§ Challenge
Give back the full listing verbatim, apart from its images.

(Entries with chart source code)
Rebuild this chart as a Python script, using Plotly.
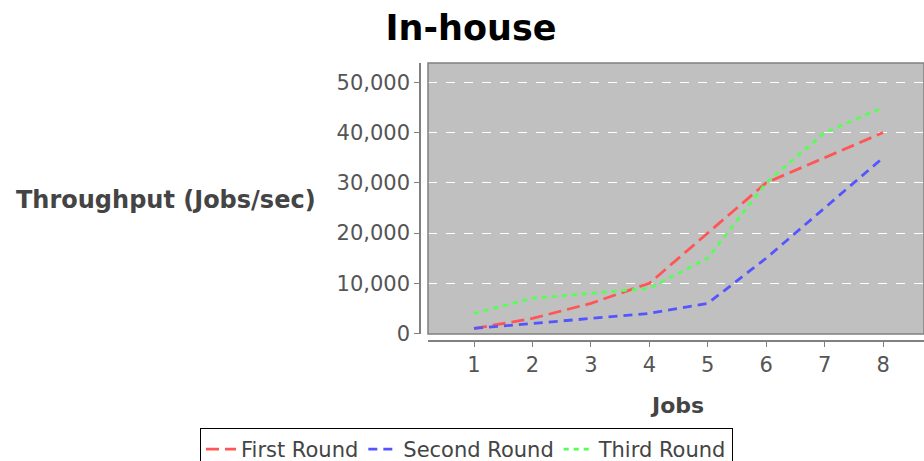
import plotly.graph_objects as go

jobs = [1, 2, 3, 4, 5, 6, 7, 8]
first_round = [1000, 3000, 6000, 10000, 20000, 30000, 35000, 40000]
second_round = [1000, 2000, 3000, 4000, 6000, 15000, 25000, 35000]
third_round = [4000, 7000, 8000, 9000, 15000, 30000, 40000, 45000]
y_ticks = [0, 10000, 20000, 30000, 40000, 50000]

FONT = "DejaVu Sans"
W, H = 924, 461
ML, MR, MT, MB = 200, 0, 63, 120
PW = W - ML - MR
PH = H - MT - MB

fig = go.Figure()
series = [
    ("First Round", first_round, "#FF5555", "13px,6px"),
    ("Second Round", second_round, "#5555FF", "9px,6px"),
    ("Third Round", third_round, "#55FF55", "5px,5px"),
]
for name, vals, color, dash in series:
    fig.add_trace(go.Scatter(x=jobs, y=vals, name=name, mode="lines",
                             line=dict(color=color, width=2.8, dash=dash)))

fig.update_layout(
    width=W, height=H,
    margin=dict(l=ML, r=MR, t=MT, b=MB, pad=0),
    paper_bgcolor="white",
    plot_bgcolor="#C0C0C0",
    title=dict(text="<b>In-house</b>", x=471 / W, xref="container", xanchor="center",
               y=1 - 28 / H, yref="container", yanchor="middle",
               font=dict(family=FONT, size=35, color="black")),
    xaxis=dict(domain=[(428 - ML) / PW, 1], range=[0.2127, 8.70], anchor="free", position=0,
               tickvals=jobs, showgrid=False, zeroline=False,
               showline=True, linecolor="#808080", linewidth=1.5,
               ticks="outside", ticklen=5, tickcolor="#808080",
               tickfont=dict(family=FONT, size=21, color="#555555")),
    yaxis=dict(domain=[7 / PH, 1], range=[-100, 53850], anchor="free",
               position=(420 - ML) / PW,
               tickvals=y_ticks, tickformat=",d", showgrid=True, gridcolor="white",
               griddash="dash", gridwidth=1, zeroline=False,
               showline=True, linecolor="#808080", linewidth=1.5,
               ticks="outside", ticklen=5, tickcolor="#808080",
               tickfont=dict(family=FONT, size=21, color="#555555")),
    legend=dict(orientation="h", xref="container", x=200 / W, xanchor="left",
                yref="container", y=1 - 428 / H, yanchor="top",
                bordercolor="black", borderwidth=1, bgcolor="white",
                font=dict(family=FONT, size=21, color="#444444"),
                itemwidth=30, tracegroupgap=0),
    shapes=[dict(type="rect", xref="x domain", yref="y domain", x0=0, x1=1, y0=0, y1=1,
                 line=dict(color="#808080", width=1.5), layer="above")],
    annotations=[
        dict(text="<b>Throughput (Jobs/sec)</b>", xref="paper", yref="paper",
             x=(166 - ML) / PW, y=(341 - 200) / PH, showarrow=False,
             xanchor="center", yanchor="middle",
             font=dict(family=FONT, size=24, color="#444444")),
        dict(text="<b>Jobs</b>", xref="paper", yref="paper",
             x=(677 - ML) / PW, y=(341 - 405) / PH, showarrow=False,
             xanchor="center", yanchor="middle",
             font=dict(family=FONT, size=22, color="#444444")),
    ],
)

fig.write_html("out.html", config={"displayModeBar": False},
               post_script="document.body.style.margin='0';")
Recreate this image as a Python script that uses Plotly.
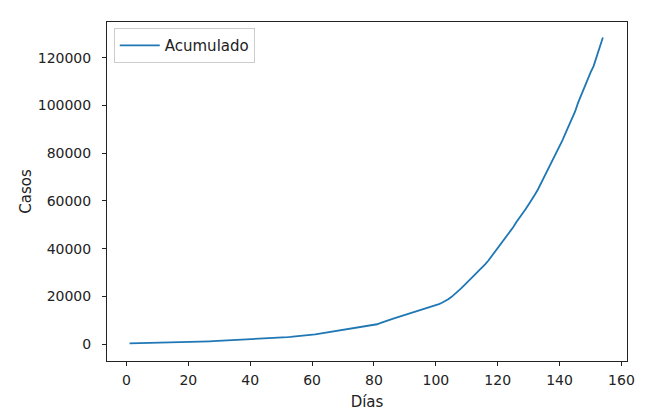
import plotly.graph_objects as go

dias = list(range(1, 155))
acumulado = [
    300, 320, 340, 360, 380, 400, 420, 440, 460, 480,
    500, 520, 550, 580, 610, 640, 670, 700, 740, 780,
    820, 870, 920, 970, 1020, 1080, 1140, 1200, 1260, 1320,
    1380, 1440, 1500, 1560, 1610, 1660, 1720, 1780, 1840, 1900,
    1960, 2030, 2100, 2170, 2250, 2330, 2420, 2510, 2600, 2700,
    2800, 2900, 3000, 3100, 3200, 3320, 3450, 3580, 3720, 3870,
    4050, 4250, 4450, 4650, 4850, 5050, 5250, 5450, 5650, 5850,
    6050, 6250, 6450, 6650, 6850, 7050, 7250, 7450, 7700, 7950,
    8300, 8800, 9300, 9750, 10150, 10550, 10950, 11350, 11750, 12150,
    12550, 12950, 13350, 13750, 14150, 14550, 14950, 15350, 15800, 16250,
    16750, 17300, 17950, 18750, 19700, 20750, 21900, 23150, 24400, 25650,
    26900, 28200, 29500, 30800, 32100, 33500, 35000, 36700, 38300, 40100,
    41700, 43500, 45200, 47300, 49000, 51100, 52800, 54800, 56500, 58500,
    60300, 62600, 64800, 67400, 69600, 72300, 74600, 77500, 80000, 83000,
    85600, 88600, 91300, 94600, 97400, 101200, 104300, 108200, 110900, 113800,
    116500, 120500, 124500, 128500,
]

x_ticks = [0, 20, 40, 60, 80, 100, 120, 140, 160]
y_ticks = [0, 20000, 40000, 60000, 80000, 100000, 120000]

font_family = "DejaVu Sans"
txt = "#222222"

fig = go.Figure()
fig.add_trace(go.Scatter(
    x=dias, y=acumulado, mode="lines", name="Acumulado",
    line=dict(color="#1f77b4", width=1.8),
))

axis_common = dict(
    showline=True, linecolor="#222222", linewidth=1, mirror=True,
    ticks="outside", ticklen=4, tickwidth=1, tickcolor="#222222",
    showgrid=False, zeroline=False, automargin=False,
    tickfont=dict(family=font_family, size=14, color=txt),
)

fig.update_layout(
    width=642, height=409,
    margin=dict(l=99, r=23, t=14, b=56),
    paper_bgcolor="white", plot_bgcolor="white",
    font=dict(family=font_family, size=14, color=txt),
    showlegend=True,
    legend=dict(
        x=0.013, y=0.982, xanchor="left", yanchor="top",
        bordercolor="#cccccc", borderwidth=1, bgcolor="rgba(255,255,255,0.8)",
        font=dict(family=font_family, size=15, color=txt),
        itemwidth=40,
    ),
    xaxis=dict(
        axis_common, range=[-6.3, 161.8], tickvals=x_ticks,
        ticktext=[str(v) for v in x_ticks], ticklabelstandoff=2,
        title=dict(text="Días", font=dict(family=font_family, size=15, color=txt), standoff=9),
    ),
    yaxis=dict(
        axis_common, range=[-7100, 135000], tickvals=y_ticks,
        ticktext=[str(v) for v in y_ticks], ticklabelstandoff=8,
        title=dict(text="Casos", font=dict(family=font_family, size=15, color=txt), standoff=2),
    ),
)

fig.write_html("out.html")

§ Solution below
Rebuild this chart as a Python script, using Plotly.
import plotly.graph_objects as go

jobs = [1, 2, 3, 4, 5, 6, 7, 8]
first_round = [1000, 3000, 6000, 10000, 20000, 30000, 35000, 40000]
second_round = [1000, 2000, 3000, 4000, 6000, 15000, 25000, 35000]
third_round = [4000, 7000, 8000, 9000, 15000, 30000, 40000, 45000]
y_ticks = [0, 10000, 20000, 30000, 40000, 50000]

FONT = "DejaVu Sans"
W, H = 924, 461
ML, MR, MT, MB = 200, 0, 63, 120
PW = W - ML - MR
PH = H - MT - MB

fig = go.Figure()
series = [
    ("First Round", first_round, "#FF5555", "13px,6px"),
    ("Second Round", second_round, "#5555FF", "9px,6px"),
    ("Third Round", third_round, "#55FF55", "5px,5px"),
]
for name, vals, color, dash in series:
    fig.add_trace(go.Scatter(x=jobs, y=vals, name=name, mode="lines",
                             line=dict(color=color, width=2.8, dash=dash)))

fig.update_layout(
    width=W, height=H,
    margin=dict(l=ML, r=MR, t=MT, b=MB, pad=0),
    paper_bgcolor="white",
    plot_bgcolor="#C0C0C0",
    title=dict(text="<b>In-house</b>", x=471 / W, xref="container", xanchor="center",
               y=1 - 28 / H, yref="container", yanchor="middle",
               font=dict(family=FONT, size=35, color="black")),
    xaxis=dict(domain=[(428 - ML) / PW, 1], range=[0.2127, 8.70], anchor="free", position=0,
               tickvals=jobs, showgrid=False, zeroline=False,
               showline=True, linecolor="#808080", linewidth=1.5,
               ticks="outside", ticklen=5, tickcolor="#808080",
               tickfont=dict(family=FONT, size=21, color="#555555")),
    yaxis=dict(domain=[7 / PH, 1], range=[-100, 53850], anchor="free",
               position=(420 - ML) / PW,
               tickvals=y_ticks, tickformat=",d", showgrid=True, gridcolor="white",
               griddash="dash", gridwidth=1, zeroline=False,
               showline=True, linecolor="#808080", linewidth=1.5,
               ticks="outside", ticklen=5, tickcolor="#808080",
               tickfont=dict(family=FONT, size=21, color="#555555")),
    legend=dict(orientation="h", xref="container", x=200 / W, xanchor="left",
                yref="container", y=1 - 428 / H, yanchor="top",
                bordercolor="black", borderwidth=1, bgcolor="white",
                font=dict(family=FONT, size=21, color="#444444"),
                itemwidth=30, tracegroupgap=0),
    shapes=[dict(type="rect", xref="x domain", yref="y domain", x0=0, x1=1, y0=0, y1=1,
                 line=dict(color="#808080", width=1.5), layer="above")],
    annotations=[
        dict(text="<b>Throughput (Jobs/sec)</b>", xref="paper", yref="paper",
             x=(166 - ML) / PW, y=(341 - 200) / PH, showarrow=False,
             xanchor="center", yanchor="middle",
             font=dict(family=FONT, size=24, color="#444444")),
        dict(text="<b>Jobs</b>", xref="paper", yref="paper",
             x=(677 - ML) / PW, y=(341 - 405) / PH, showarrow=False,
             xanchor="center", yanchor="middle",
             font=dict(family=FONT, size=22, color="#444444")),
    ],
)

fig.write_html("out.html", config={"displayModeBar": False},
               post_script="document.body.style.margin='0';")
Recreate this image as a Python script that uses Plotly.
import plotly.graph_objects as go

dias = list(range(1, 155))
acumulado = [
    300, 320, 340, 360, 380, 400, 420, 440, 460, 480,
    500, 520, 550, 580, 610, 640, 670, 700, 740, 780,
    820, 870, 920, 970, 1020, 1080, 1140, 1200, 1260, 1320,
    1380, 1440, 1500, 1560, 1610, 1660, 1720, 1780, 1840, 1900,
    1960, 2030, 2100, 2170, 2250, 2330, 2420, 2510, 2600, 2700,
    2800, 2900, 3000, 3100, 3200, 3320, 3450, 3580, 3720, 3870,
    4050, 4250, 4450, 4650, 4850, 5050, 5250, 5450, 5650, 5850,
    6050, 6250, 6450, 6650, 6850, 7050, 7250, 7450, 7700, 7950,
    8300, 8800, 9300, 9750, 10150, 10550, 10950, 11350, 11750, 12150,
    12550, 12950, 13350, 13750, 14150, 14550, 14950, 15350, 15800, 16250,
    16750, 17300, 17950, 18750, 19700, 20750, 21900, 23150, 24400, 25650,
    26900, 28200, 29500, 30800, 32100, 33500, 35000, 36700, 38300, 40100,
    41700, 43500, 45200, 47300, 49000, 51100, 52800, 54800, 56500, 58500,
    60300, 62600, 64800, 67400, 69600, 72300, 74600, 77500, 80000, 83000,
    85600, 88600, 91300, 94600, 97400, 101200, 104300, 108200, 110900, 113800,
    116500, 120500, 124500, 128500,
]

x_ticks = [0, 20, 40, 60, 80, 100, 120, 140, 160]
y_ticks = [0, 20000, 40000, 60000, 80000, 100000, 120000]

font_family = "DejaVu Sans"
txt = "#222222"

fig = go.Figure()
fig.add_trace(go.Scatter(
    x=dias, y=acumulado, mode="lines", name="Acumulado",
    line=dict(color="#1f77b4", width=1.8),
))

axis_common = dict(
    showline=True, linecolor="#222222", linewidth=1, mirror=True,
    ticks="outside", ticklen=4, tickwidth=1, tickcolor="#222222",
    showgrid=False, zeroline=False, automargin=False,
    tickfont=dict(family=font_family, size=14, color=txt),
)

fig.update_layout(
    width=642, height=409,
    margin=dict(l=99, r=23, t=14, b=56),
    paper_bgcolor="white", plot_bgcolor="white",
    font=dict(family=font_family, size=14, color=txt),
    showlegend=True,
    legend=dict(
        x=0.013, y=0.982, xanchor="left", yanchor="top",
        bordercolor="#cccccc", borderwidth=1, bgcolor="rgba(255,255,255,0.8)",
        font=dict(family=font_family, size=15, color=txt),
        itemwidth=40,
    ),
    xaxis=dict(
        axis_common, range=[-6.3, 161.8], tickvals=x_ticks,
        ticktext=[str(v) for v in x_ticks], ticklabelstandoff=2,
        title=dict(text="Días", font=dict(family=font_family, size=15, color=txt), standoff=9),
    ),
    yaxis=dict(
        axis_common, range=[-7100, 135000], tickvals=y_ticks,
        ticktext=[str(v) for v in y_ticks], ticklabelstandoff=8,
        title=dict(text="Casos", font=dict(family=font_family, size=15, color=txt), standoff=2),
    ),
)

fig.write_html("out.html")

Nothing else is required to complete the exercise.